The 4.0 version of en.red.ando is still in what we could call its beta phase. Changing all our data bases will take a while longer. However, the new structure spread over various webs –the magazine, the company, en.medi@, the nodes and the archive– points both to the diversification of our activities, as well as the orientation of the company on the information market. Some sections are already operating as they will in the final product, such as baraz@, the en.medi@ designed for en.red.ando’s Masters in Digital Communication, a project we inaugurated last year and whose second edition, to be launched in March, will deal with demand from Latin America.

None of this would have been possible without the help of the great team we have consolidated over the last year.

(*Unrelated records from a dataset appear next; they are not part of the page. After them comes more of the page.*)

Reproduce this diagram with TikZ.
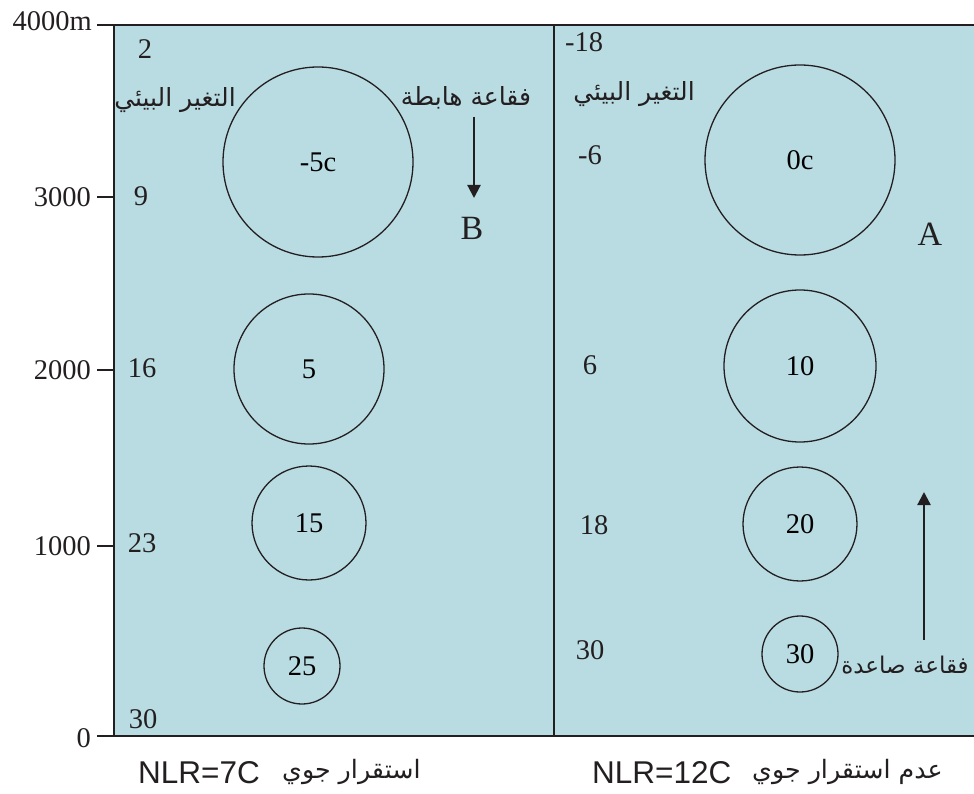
\documentclass[tikz,border=0pt]{standalone}
\usepackage{fontspec}
\setmainfont{Liberation Serif}
\setsansfont{Liberation Sans}
\newfontfamily\arabicfont[Script=Arabic]{DejaVu Sans}
\TeXXeTstate=1
\usetikzlibrary{arrows.meta}
\definecolor{skyfill}{RGB}{185,220,227}
\definecolor{inkline}{RGB}{35,31,32}
\begin{document}
\begin{tikzpicture}[x=1pt,y=-1pt]
\tikzset{
  num/.style={font=\fontsize{28.5}{30}\selectfont, inner sep=0pt, text=inkline},
  axlbl/.style={font=\fontsize{28.5}{30}\selectfont, inner sep=0pt, anchor=east, text=inkline},
  big/.style={font=\fontsize{34}{36}\selectfont, inner sep=0pt, text=inkline},
  ar/.style={font=\arabicfont\fontsize{25}{28}\selectfont, inner sep=0pt, text=inkline},
  arb/.style={font=\arabicfont\fontsize{25.3}{28}\selectfont, inner sep=0pt, text=inkline, anchor=west},
  nlr/.style={font=\sffamily\fontsize{31.5}{34}\selectfont, inner sep=0pt, text=inkline, anchor=west},
  bubble/.style={draw=inkline, circle, line width=1.3pt, inner sep=0pt, font=\fontsize{28.5}{30}\selectfont},
  frame/.style={line width=2.6pt, draw=inkline},
  tick/.style={line width=1.8pt, draw=inkline},
  arr/.style={line width=2.2pt, draw=inkline, -{Triangle[length=13pt,width=13pt]}}
}
\useasboundingbox (0,0) rectangle (974,794);
% background panel
\fill[skyfill] (114,25) rectangle (974,736);
\draw[frame] (114,25) -- (974,25);
\draw[frame] (114,736) -- (974,736);
\draw[frame] (114,25) -- (114,736);
\draw[frame] (554,25) -- (554,736);
% axis ticks
\coordinate (t4a) at (97,25);  \coordinate (t4b) at (114,25);
\coordinate (t3a) at (97,197); \coordinate (t3b) at (114,197);
\coordinate (t2a) at (97,370); \coordinate (t2b) at (114,370);
\coordinate (t1a) at (97,546); \coordinate (t1b) at (114,546);
\coordinate (t0a) at (97,736); \coordinate (t0b) at (114,736);
\draw[tick] (t4a) -- (t4b);
\draw[tick] (t3a) -- (t3b);
\draw[tick] (t2a) -- (t2b);
\draw[tick] (t1a) -- (t1b);
\draw[tick] (t0a) -- (t0b);
\node[axlbl] (l4) at (92,21) {4000m};
\node[axlbl] (l3) at (91,197) {3000};
\node[axlbl] (l2) at (91,370) {2000};
\node[axlbl] (l1) at (91,546) {1000};
\node[axlbl] (l0) at (91,738) {0};
% left column numbers
\node[num] (a1) at (145,49) {2};
\node[ar] (aenv) at (175,100) {\beginR التغير البيئي\endR};
\node[num] (a2) at (141,196) {9};
\node[num] (a3) at (142,368) {16};
\node[num] (a4) at (142,543) {23};
\node[num] (a5) at (143,719) {30};
% right column numbers
\node[num] (b1) at (584,42) {-18};
\node[ar] (benv) at (634,94) {\beginR التغير البيئي\endR};
\node[num] (b2) at (590,155) {-6};
\node[num] (b3) at (590,365) {6};
\node[num] (b4) at (594,525) {18};
\node[num] (b5) at (590,650) {30};
% left bubbles
\node[bubble, minimum size=190pt] (c1) at (318,162) {-5c};
\node[bubble, minimum size=150pt] (c2) at (309,369) {5};
\node[bubble, minimum size=114pt] (c3) at (309,523) {15};
\node[bubble, minimum size=76pt] (c4) at (302,666) {25};
% right bubbles
\node[bubble, minimum size=190pt] (d1) at (800,160) {0c};
\node[bubble, minimum size=152pt] (d2) at (800,366) {10};
\node[bubble, minimum size=114pt] (d3) at (800,524) {20};
\node[bubble, minimum size=76pt] (d4) at (800,654) {30};
% descending parcel
\node[ar] (hab) at (466,98) {\beginR فقاعة هابطة\endR};
\coordinate (hs) at (474,117);
\coordinate (he) at (474,198);
\draw[arr] (hs) -- (he);
\node[big] (B) at (472,228) {B};
% ascending parcel
\node[big] (A) at (930,234) {A};
\node[ar, font=\arabicfont\fontsize{23}{26}\selectfont] (sad) at (905,665) {\beginR فقاعة صاعدة\endR};
\coordinate (ss) at (924,640);
\coordinate (se) at (924,492);
\draw[arr] (ss) -- (se);
% bottom captions
\node[nlr] (n1) at (138,773) {NLR=7C};
\node[arb] (s1) at (282,772) {\beginR استقرار جوي\endR};
\node[nlr] (n2) at (592,773) {NLR=12C};
\node[arb] (s2) at (752,772) {\beginR عدم استقرار جوي\endR};
\end{tikzpicture}
\end{document}
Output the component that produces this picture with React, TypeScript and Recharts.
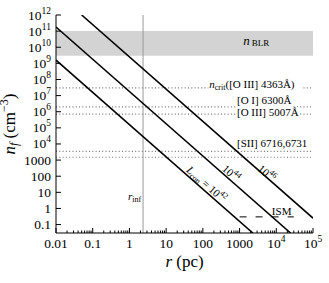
import React from 'react';
import {
  LineChart,
  Line,
  XAxis,
  YAxis,
  ReferenceArea,
  ReferenceLine,
  ReferenceDot,
} from 'recharts';

const FONT = '"Liberation Serif", "Times New Roman", serif';

// density vs radius for three luminosities, end points
const lcon42 = [
  { r: 0.01, n: 1.6e9 },
  { r: 2300, n: 0.03 },
];
const lcon44 = [
  { r: 0.01, n: 1.8e11 },
  { r: 24500, n: 0.03 },
];
const lcon46 = [
  { r: 0.05, n: 1e12 },
  { r: 1e5, n: 0.25 },
];
const ismLevel = [
  { r: 1000, n: 0.3 },
  { r: 30000, n: 0.3 },
];

const blrBand = [3e9, 1e11];
const critDensities = [3e7, 2e6, 7e5, 3.5e3, 1.5e3];
const rInf = 2.35;

const xMajor = [0.01, 0.1, 1, 10, 100, 1000, 1e4, 1e5];
const yMajor = [0.1, 1, 10, 100, 1000, 1e4, 1e5, 1e6, 1e7, 1e8, 1e9, 1e10, 1e11, 1e12];

// minor ticks 2..9 in each x decade
const xTicks: number[] = [];
xMajor.forEach((m, i) => {
  xTicks.push(m);
  if (i < xMajor.length - 1) {
    for (let k = 2; k < 10; k++) xTicks.push(+(m * k).toPrecision(3));
  }
});

const isMajor = (v: number) => {
  const l = Math.log10(v);
  return Math.abs(l - Math.round(l)) < 1e-6;
};

const TickLabel = ({ x, y, v, anchor }: any) => {
  const e = Math.round(Math.log10(v));
  return (
    <text x={x} y={y} textAnchor={anchor} fontFamily={FONT} fontSize={13.5} fill="#000">
      {e >= 4 ? (
        <>
          10
          <tspan dy={-6} fontSize={9.5}>
            {e}
          </tspan>
        </>
      ) : (
        String(v)
      )}
    </text>
  );
};

const BottomTick = ({ x, y, payload }: any) => {
  const major = isMajor(payload.value);
  return (
    <g>
      <line x1={x} x2={x} y1={y} y2={y - (major ? 5 : 2.5)} stroke="#000" />
      {major && <TickLabel x={x} y={y + 15} v={payload.value} anchor="middle" />}
    </g>
  );
};

const TopTick = ({ x, y, payload }: any) => {
  const major = isMajor(payload.value);
  return <line x1={x} x2={x} y1={y} y2={y + (major ? 5 : 2.5)} stroke="#000" />;
};

const LeftTick = ({ x, y, payload }: any) => (
  <g>
    <line x1={x} x2={x + 5} y1={y} y2={y} stroke="#000" />
    <TickLabel x={x - 5} y={y + 4.5} v={payload.value} anchor="end" />
  </g>
);

const RightTick = ({ x, y }: any) => <line x1={x} x2={x - 5} y1={y} y2={y} stroke="#000" />;

const XTitle = () => (
  <text x={184.5} y={267} textAnchor="middle" fontFamily={FONT} fontSize={17} fill="#000">
    <tspan fontStyle="italic">r</tspan> (pc)
  </text>
);

const YTitle = () => (
  <text
    x={15}
    y={124}
    transform="rotate(-90 15 124)"
    textAnchor="middle"
    fontFamily={FONT}
    fontSize={17}
    fill="#000"
  >
    <tspan fontStyle="italic">n</tspan>
    <tspan fontStyle="italic" fontSize={12} dy={3}>
      f
    </tspan>
    <tspan dy={-3}> (cm</tspan>
    <tspan fontSize={12} dy={-7}>
      −3
    </tspan>
    <tspan dy={7}>)</tspan>
  </text>
);

// annotation text; boxWidth > 0 puts a white box behind it so the dotted line is hidden
const note = (content: React.ReactNode, anchor = 'start', boxWidth = 0) => (p: any) => (
  <g>
    {boxWidth > 0 && (
      <rect x={p.cx - 1} y={p.cy - 9} width={boxWidth + 2} height={12} fill="#fff" />
    )}
    <text x={p.cx} y={p.cy} textAnchor={anchor} fontFamily={FONT} fontSize={11} fill="#000">
      {content}
    </text>
  </g>
);

const slanted = (content: React.ReactNode) => (p: any) => (
  <text
    x={p.cx}
    y={p.cy}
    dy="0.35em"
    transform={`rotate(41.3 ${p.cx} ${p.cy})`}
    textAnchor="middle"
    fontFamily={FONT}
    fontSize={11}
    fill="#000"
  >
    {content}
  </text>
);

export default function App() {
  return (
    <div style={{ position: 'absolute', left: 0, top: 0 }}>
      <LineChart width={329} height={283} margin={{ top: 15, right: 16, bottom: 20, left: 16 }}>
        <XAxis
          dataKey="r"
          type="number"
          scale="log"
          domain={[0.01, 1e5]}
          allowDataOverflow
          ticks={xTicks}
          interval={0}
          tickSize={0}
          tickMargin={0}
          tickLine={false}
          tick={<BottomTick />}
          axisLine={{ stroke: '#000' }}
          height={30}
          label={XTitle}
        />
        <XAxis
          xAxisId="top"
          orientation="top"
          type="number"
          scale="log"
          domain={[0.01, 1e5]}
          allowDataOverflow
          ticks={xTicks}
          interval={0}
          tickSize={0}
          tickMargin={0}
          tickLine={false}
          tick={<TopTick />}
          axisLine={{ stroke: '#000' }}
          height={0}
        />
        <YAxis
          type="number"
          scale="log"
          domain={[0.03, 1e12]}
          allowDataOverflow
          ticks={yMajor}
          interval={0}
          tickSize={0}
          tickMargin={0}
          tickLine={false}
          tick={<LeftTick />}
          axisLine={{ stroke: '#000' }}
          width={40}
          label={YTitle}
        />
        <YAxis
          yAxisId="right"
          orientation="right"
          type="number"
          scale="log"
          domain={[0.03, 1e12]}
          allowDataOverflow
          ticks={yMajor}
          interval={0}
          tickSize={0}
          tickMargin={0}
          tickLine={false}
          tick={<RightTick />}
          axisLine={{ stroke: '#000' }}
          width={0}
        />

        <ReferenceArea y1={blrBand[0]} y2={blrBand[1]} fill="#d3d3d3" fillOpacity={1} stroke="none" />
        {critDensities.map((d) => (
          <ReferenceLine key={d} y={d} stroke="#777" strokeWidth={1.2} strokeDasharray="1 2.3" />
        ))}
        <ReferenceLine x={rInf} stroke="#999" strokeWidth={1} />

        <Line data={lcon42} dataKey="n" stroke="#000" strokeWidth={1.6} dot={false} isAnimationActive={false} />
        <Line data={lcon44} dataKey="n" stroke="#000" strokeWidth={1.6} dot={false} isAnimationActive={false} />
        <Line data={lcon46} dataKey="n" stroke="#000" strokeWidth={1.6} dot={false} isAnimationActive={false} />
        <Line
          data={ismLevel}
          dataKey="n"
          stroke="#000"
          strokeWidth={1}
          strokeDasharray="7 9"
          dot={false}
          isAnimationActive={false}
        />

        <ReferenceDot
          x={1250}
          y={1.4e10}
          r={0}
          shape={note(
            <>
              <tspan fontStyle="italic" fontSize={13}>
                n
              </tspan>
              <tspan fontSize={9} dx={2} dy={1.5}>
                BLR
              </tspan>
            </>
          )}
        />
        <ReferenceDot
          x={150}
          y={3e7}
          r={0}
          shape={note(
            <>
              <tspan fontStyle="italic">n</tspan>
              <tspan fontSize={8} dy={2}>
                crit
              </tspan>
              <tspan dy={-2}>([O III] 4363Å)</tspan>
            </>,
            'start',
            91
          )}
        />
        <ReferenceDot x={850} y={3e6} r={0} shape={note('[O I] 6300Å', 'start', 55)} />
        <ReferenceDot x={850} y={5.4e5} r={0} shape={note('[O III] 5007Å', 'start', 60)} />
        <ReferenceDot x={850} y={6300} r={0} shape={note('[SII] 6716,6731', 'start')} />
        <ReferenceDot x={14000} y={0.38} r={0} shape={note('ISM', 'middle')} />
        <ReferenceDot
          x={rInf}
          y={3.2}
          r={0}
          shape={(p: any) =>
            note(
              <>
                <tspan fontStyle="italic">r</tspan>
                <tspan fontSize={8} dy={2}>
                  inf
                </tspan>
              </>,
              'end'
            )({ cx: p.cx - 2, cy: p.cy })
          }
        />
        <ReferenceDot
          x={126}
          y={32}
          r={0}
          shape={slanted(
            <>
              <tspan fontStyle="italic">L</tspan>
              <tspan fontSize={8} dy={2}>
                con
              </tspan>
              <tspan dy={-2}> = 10</tspan>
              <tspan fontSize={8} dy={-5}>
                42
              </tspan>
            </>
          )}
        />
        <ReferenceDot
          x={590}
          y={155}
          r={0}
          shape={slanted(
            <>
              10
              <tspan fontSize={8} dy={-5}>
                44
              </tspan>
            </>
          )}
        />
        <ReferenceDot
          x={5500}
          y={155}
          r={0}
          shape={slanted(
            <>
              10
              <tspan fontSize={8} dy={-5}>
                46
              </tspan>
            </>
          )}
        />
      </LineChart>
    </div>
  );
}
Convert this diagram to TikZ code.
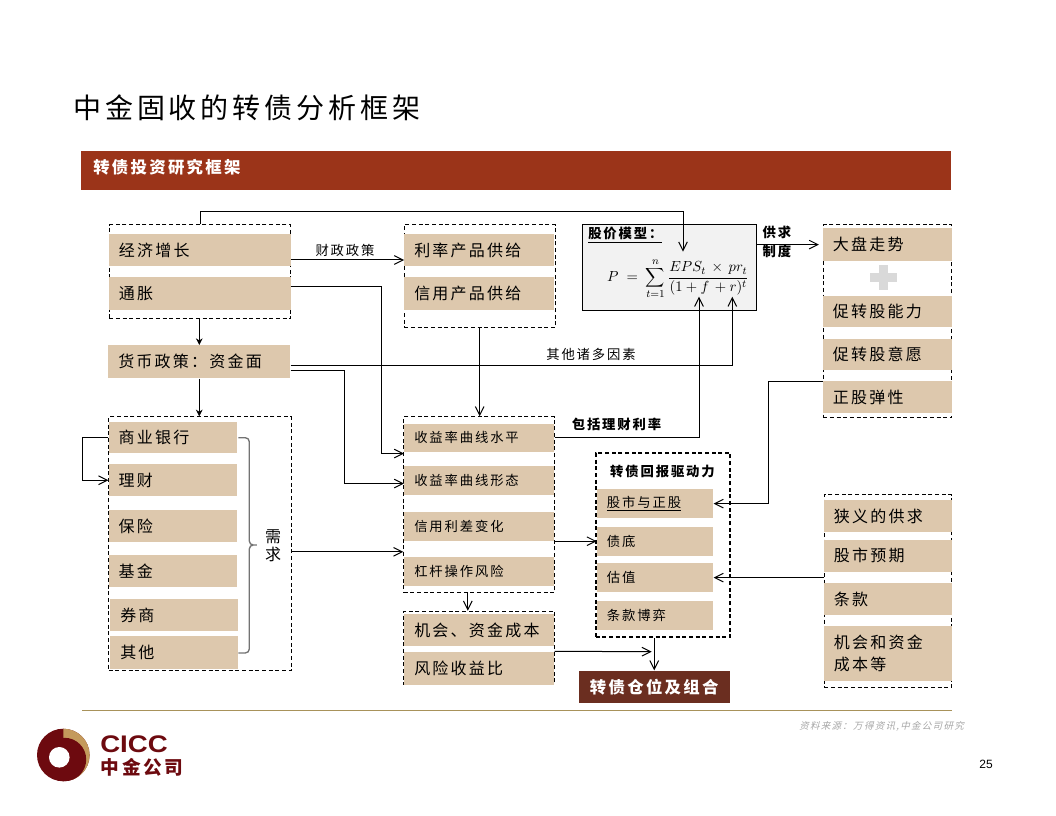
\documentclass[tikz,border=0pt]{standalone}
\usepackage[no-math]{fontspec}
\usepackage{color}
\usetikzlibrary{arrows.meta}
\setmainfont[LetterSpace=14]{Noto Sans CJK SC}
\newfontfamily\numfont{Liberation Sans}
\newfontfamily\logofont[FakeStretch=1.15]{Liberation Sans}
\newfontfamily\srcfont[FakeSlant=0.25,LetterSpace=14]{Noto Sans CJK SC}
\definecolor{bandtan}{HTML}{DDC8AD}
\definecolor{bannerred}{HTML}{9B3419}
\definecolor{posbrown}{HTML}{6B2E20}
\definecolor{logored}{HTML}{6D0A0F}
\definecolor{logotan}{HTML}{C49A5C}
\definecolor{rulegold}{HTML}{A8925A}
\tikzset{
  dashbox/.style={draw,line width=.75pt,dash pattern=on 3pt off 2pt,anchor=north west,inner sep=0pt},
  band/.style={fill=bandtan,anchor=north west,inner ysep=0pt,inner xsep=7.5pt,align=left},
  biglabel/.style={font=\fontsize{12}{16.5}\selectfont},
  smalllabel/.style={font=\fontsize{10}{13}\selectfont},
  boldlabel/.style={font=\fontsize{10}{13}\selectfont\bfseries},
  arr/.style={-{Straight Barb[length=6.5pt,width=6.5pt]},line width=.75pt},
  solidarr/.style={-{Stealth[length=5pt,width=5pt]},line width=.75pt}
}
\begin{document}
\begin{tikzpicture}[x=.75pt,y=-.75pt]
    \useasboundingbox (0,0) rectangle (1056,816);

    \node[anchor=west,inner sep=0pt,font=\fontsize{21}{24}\selectfont] (title) at (73,108) {中金固收的转债分析框架};
    \node[fill=bannerred,anchor=north west,minimum width=652.5pt,minimum height=29.25pt,inner sep=0pt] (banner) at (81,151) {};
    \node[anchor=west,inner sep=0pt,text=white,font=\fontsize{12.3}{14}\selectfont\bfseries] (bannertext) at (93,167) {转债投资研究框架};

    % dashed groups
    \foreach \name/\x/\y/\w/\h in {econbox/108.7/224.3/181.6/94, ratebox/403.7/224.3/151/103,
      demandbox/108.3/416.3/182.4/254, yieldbox/403.3/416.3/151/176, oppbox/403.3/610.7/151/73.6,
      marketbox/822.7/224.3/128.6/193, supplybox/823.7/494/127.6/193}
    {
      \node[dashbox,minimum width=\w*.75pt,minimum height=\h*.75pt] (\name) at (\x,\y) {};
    }
    \node[dashbox,line width=1.5pt,minimum width=101pt,minimum height=138pt] (drivebox) at (594.7,452) {};
    \node[draw,fill=black!5,line width=.75pt,anchor=north west,inner sep=0pt,minimum width=130.5pt,minimum height=64.5pt] (model) at (581.7,224.3) {};

    % big bands
    \foreach \name/\x/\y/\w/\h/\txt in {gdp/108.7/234/181.6/32/经济增长, cpi/108.7/277/181.6/33/通胀,
      money/108/345/182/33/货币政策：资金面, ratesupply/404/234/150/32/利率产品供给,
      creditsupply/404/277/150/33/信用产品供给, bank/108.3/421.3/128.7/31.4/商业银行,
      wealth/108.3/464/128.7/32/理财, insure/108.3/510/128.7/31.7/保险, fund/108.3/555/128.7/31.7/基金,
      broker/110/599/127.7/31.7/券商, others/110/636/127.7/32.7/其他, chance/404/614/150/31.3/机会、资金成本,
      risk/404/651.3/150/33/风险收益比, market/822.7/228/128.6/32.7/大盘走势,
      ability/822.7/295.3/128.6/31.4/促转股能力, will/822.7/338.3/128.6/31.7/促转股意愿,
      elastic/822.7/381/128.6/31.7/正股弹性, narrow/823.7/500/127.6/31.7/狭义的供求,
      expect/823.7/539.3/127.6/32.4/股市预期, terms/823.7/583/127.6/31.7/条款,
      funding/823.7/626/127.6/54.7/{机会和资金\\成本等}}
    {
      \node[band,biglabel,text width=(\w-20)*.75pt,minimum height=\h*.75pt] (\name) at (\x,\y) {\txt};
    }
    % small bands
    \foreach \name/\x/\y/\w/\h/\txt in {level/404/423.3/150/28.4/收益率曲线水平, shape/404/466/150/28.7/收益率曲线形态,
      spread/404/512/150/28.7/信用利差变化, leverage/404/557/150/28.7/杠杆操作风险,
      stock/596.7/489/116.3/28.7/\underline{股市与正股}, bond/596.7/527/116.3/28.7/债底,
      value/596.7/563/116.3/28.7/估值, game/596.7/601/116.3/28.7/条款博弈}
    {
      \node[band,smalllabel,text width=(\w-20)*.75pt,minimum height=\h*.75pt] (\name) at (\x,\y) {\txt};
    }
    \node[fill=posbrown,text=white,anchor=north west,minimum width=113.5pt,minimum height=24.3pt,inner sep=0pt,
      font=\fontsize{12.3}{14}\selectfont\bfseries] (position) at (578.3,670.3) {转债仓位及组合};

    % model box
    \node[anchor=west,inner sep=0pt,boldlabel] (modeltitle) at (588,235) {\underline{股价模型：}};
    \node[font=\fontsize{11}{13}\selectfont,inner sep=0pt] (formula) at (678,279) {$P\;=\;\displaystyle\sum_{t=1}^{n}\frac{EPS_t\,\times\,pr_t}{(1+f\,+r)^t}$};

    % labels
    \node[smalllabel] (fiscal) at (345,250) {财政政策};
    \node[smalllabel] (otherfactors) at (591,354) {其他诸多因素};
    \node[boldlabel] (wealthrate) at (616.5,424) {包括理财利率};
    \node[boldlabel] (drivetitle) at (662.5,471.5) {转债回报驱动力};
    \node[boldlabel] (supplylabel) at (777,232) {供求};
    \node[boldlabel] (rulelabel) at (777,251.5) {制度};
    \node[biglabel,align=center,font=\fontsize{12}{13.5}\selectfont] (needlabel) at (273,546) {需\\求};
    \fill[black!15] (869.5,273.5) rectangle (896.5,282.5);
    \fill[black!15] (878.5,265) rectangle (887.5,290);

    % free arrow ends in the model box
    \coordinate (tipeps) at (683,251.7);
    \coordinate (tipf) at (699,296.7);
    \coordinate (tipr) at (732.3,296.7);
    \coordinate (posin) at (651.7,651.7);

    % connectors
    \draw[arr] (econbox.north) -- ++(0,-13) -| (tipeps);
    \draw[solidarr] (money.north |- econbox.south) -- (money.north);
    \draw[solidarr] (money.south) -- (money.south |- demandbox.north);
    \draw[arr] ([yshift=-7.3pt]gdp.east) -- ([yshift=-7.3pt]ratesupply.west);
    \draw[arr] ([yshift=5.4pt]cpi.east) -- ++(90.7,0) |- ([yshift=-11.85pt]level.west);
    \draw[arr] ([yshift=-2.85pt]money.east) -| (tipr);
    \draw[arr] ([yshift=-6.9pt]money.east) -- ++(53.7,0) |- ([yshift=-2.2pt]shape.west);
    \draw[arr] (bank.west) -- ++(-26,0) |- (wealth.west);
    \draw[arr] ([yshift=-6pt]demandbox.east) -- ([yshift=-35.25pt]yieldbox.west);
    \draw[arr] (ratebox.south) -- (ratebox.south |- yieldbox.north);
    \draw[arr] ([xshift=-8.6pt]yieldbox.south) -- ([xshift=-8.6pt]oppbox.north);
    \draw[arr] (level.east) -| (tipf);
    \draw[arr] (spread.south east) -- (spread.south east -| bond.west);
    \draw[arr] (risk.north east) -- (posin);
    \draw[arr] (position.north |- drivebox.south) -- (position.north);
    \draw[arr] (elastic.north west) -- ++(-54.4,0) |- (stock.east);
    \draw[arr] (supplybox.west |- value.east) -- (value.east);
    \draw[arr] (model.east |- market.west) -- ([xshift=-2.8pt]market.west);

    % brace
    \draw[black!55,line width=1pt,rounded corners=3pt] (238.3,437.7) -- (249.3,437.7) -- (249.3,545) -- (259.3,545) -- (249.3,545) -- (249.3,653) -- (238.3,653);

    % footer
    \draw[rulegold,line width=.75pt] (82,710.5) -- (951.7,710.5);
    \node[anchor=west,inner sep=0pt,text=black!35,font=\fontsize{7.1}{9}\selectfont\srcfont] (source) at (799,726) {资料来源：万得资讯,中金公司研究};
    \node[font=\fontsize{9}{11}\selectfont\numfont] (pagenum) at (986,764) {25};

    % logo
    \fill[logored] (63.3,755) circle (26.3);
    \fill[logotan] (63.3,755) -- (63.3,728.7) arc[start angle=-90,end angle=70,radius=26.3] -- cycle;
    \fill[logored] (64.5,759.5) circle (21.7);
    \fill[white] (59.3,757.3) circle (10.3);
    \node[anchor=west,text=logored,inner sep=0pt,font=\fontsize{18}{22}\selectfont\logofont\bfseries] (logotext) at (100,744) {CICC};
    \node[anchor=west,text=logored,inner sep=0pt,font=\fontsize{14}{16}\selectfont\bfseries] (logocn) at (100.5,767.5) {中金公司};
\end{tikzpicture}
\end{document}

Things have gone so fast that some of them are no longer with us. Others continue to show such enthusiasm for this project called en.red.ando that our success is guaranteed. The party on the 12 January is dedicated to all of them and all of you out there who have been following our progress over the years. As always, we will start off by discussing this thing called the Net and then we will have a drink to refresh our ideas. Because there is still lots to be done and we would like to do it with you. It is also dedicated to those that thought we deserved to be among the “500 Most Powerful Spaniards” list published in the newspaper “El Mundo” on the 7 January. Because, for us, the secret of power lies in creating networks with you.

By the way, don’t worry if you can’t make it to the party. La Malla will be broadcasting the debate on TV via the Internet and publishing an audio-visual version on its web later.